Work to do »
Write out all the lines again, precisely as they stand, but without the images.

Source material »
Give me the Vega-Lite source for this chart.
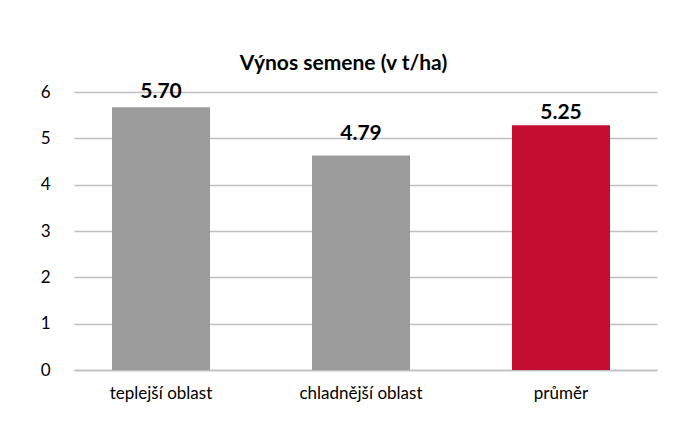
{
  "$schema": "https://vega.github.io/schema/vega-lite/v6.json",
  "width": 583,
  "height": 278,
  "autosize": "none",
  "padding": {"left": 74, "top": 92, "right": 19, "bottom": 58},
  "background": "white",
  "title": {
    "text": "Výnos semene (v t/ha)",
    "font": "Lato",
    "fontSize": 21,
    "fontWeight": "bold",
    "color": "#000000",
    "anchor": "middle",
    "dx": -22,
    "offset": 7
  },
  "config": {
    "view": {"stroke": null},
    "font": "Lato"
  },
  "data": {
    "values": [
      {"oblast": "teplejší oblast", "vynos": 5.67, "popisek": 5.70, "skupina": "oblast"},
      {"oblast": "chladnější oblast", "vynos": 4.63, "popisek": 4.79, "skupina": "oblast"},
      {"oblast": "průměr", "vynos": 5.28, "popisek": 5.25, "skupina": "průměr"}
    ]
  },
  "encoding": {
    "x": {
      "field": "oblast",
      "type": "nominal",
      "sort": null,
      "scale": {"paddingInner": 0.51, "paddingOuter": 0.2125, "align": 0.447},
      "axis": {
        "title": null,
        "labelAngle": 0,
        "labelFont": "Lato",
        "labelFontSize": 17,
        "labelColor": "#000000",
        "labelPadding": 15,
        "ticks": false,
        "domain": true,
        "domainColor": "#bfbfbf",
        "domainWidth": 1.5
      }
    }
  },
  "layer": [
    {
      "mark": {"type": "bar"},
      "encoding": {
        "y": {
          "field": "vynos",
          "type": "quantitative",
          "scale": {"domain": [0, 6], "nice": false},
          "axis": {
            "title": null,
            "values": [0, 1, 2, 3, 4, 5, 6],
            "labelFont": "Lato",
            "labelFontSize": 17,
            "labelColor": "#000000",
            "labelPadding": 24,
            "ticks": false,
            "domain": false,
            "grid": true,
            "gridColor": "#c0c0c0",
            "gridWidth": 1.3
          }
        },
        "color": {
          "field": "skupina",
          "type": "nominal",
          "scale": {"domain": ["oblast", "průměr"], "range": ["#9b9b9b", "#c30d31"]},
          "legend": null
        }
      }
    },
    {
      "mark": {
        "type": "text",
        "font": "Lato",
        "fontSize": 21,
        "fontWeight": "bold",
        "color": "#000000",
        "baseline": "bottom",
        "dy": -4
      },
      "encoding": {
        "y": {"field": "popisek", "type": "quantitative"},
        "text": {"field": "popisek", "type": "quantitative", "format": ".2f"}
      }
    }
  ]
}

Worked answer »
Give me the Vega-Lite source for this chart.
{
  "$schema": "https://vega.github.io/schema/vega-lite/v6.json",
  "width": 583,
  "height": 278,
  "autosize": "none",
  "padding": {"left": 74, "top": 92, "right": 19, "bottom": 58},
  "background": "white",
  "title": {
    "text": "Výnos semene (v t/ha)",
    "font": "Lato",
    "fontSize": 21,
    "fontWeight": "bold",
    "color": "#000000",
    "anchor": "middle",
    "dx": -22,
    "offset": 7
  },
  "config": {
    "view": {"stroke": null},
    "font": "Lato"
  },
  "data": {
    "values": [
      {"oblast": "teplejší oblast", "vynos": 5.67, "popisek": 5.70, "skupina": "oblast"},
      {"oblast": "chladnější oblast", "vynos": 4.63, "popisek": 4.79, "skupina": "oblast"},
      {"oblast": "průměr", "vynos": 5.28, "popisek": 5.25, "skupina": "průměr"}
    ]
  },
  "encoding": {
    "x": {
      "field": "oblast",
      "type": "nominal",
      "sort": null,
      "scale": {"paddingInner": 0.51, "paddingOuter": 0.2125, "align": 0.447},
      "axis": {
        "title": null,
        "labelAngle": 0,
        "labelFont": "Lato",
        "labelFontSize": 17,
        "labelColor": "#000000",
        "labelPadding": 15,
        "ticks": false,
        "domain": true,
        "domainColor": "#bfbfbf",
        "domainWidth": 1.5
      }
    }
  },
  "layer": [
    {
      "mark": {"type": "bar"},
      "encoding": {
        "y": {
          "field": "vynos",
          "type": "quantitative",
          "scale": {"domain": [0, 6], "nice": false},
          "axis": {
            "title": null,
            "values": [0, 1, 2, 3, 4, 5, 6],
            "labelFont": "Lato",
            "labelFontSize": 17,
            "labelColor": "#000000",
            "labelPadding": 24,
            "ticks": false,
            "domain": false,
            "grid": true,
            "gridColor": "#c0c0c0",
            "gridWidth": 1.3
          }
        },
        "color": {
          "field": "skupina",
          "type": "nominal",
          "scale": {"domain": ["oblast", "průměr"], "range": ["#9b9b9b", "#c30d31"]},
          "legend": null
        }
      }
    },
    {
      "mark": {
        "type": "text",
        "font": "Lato",
        "fontSize": 21,
        "fontWeight": "bold",
        "color": "#000000",
        "baseline": "bottom",
        "dy": -4
      },
      "encoding": {
        "y": {"field": "popisek", "type": "quantitative"},
        "text": {"field": "popisek", "type": "quantitative", "format": ".2f"}
      }
    }
  ]
}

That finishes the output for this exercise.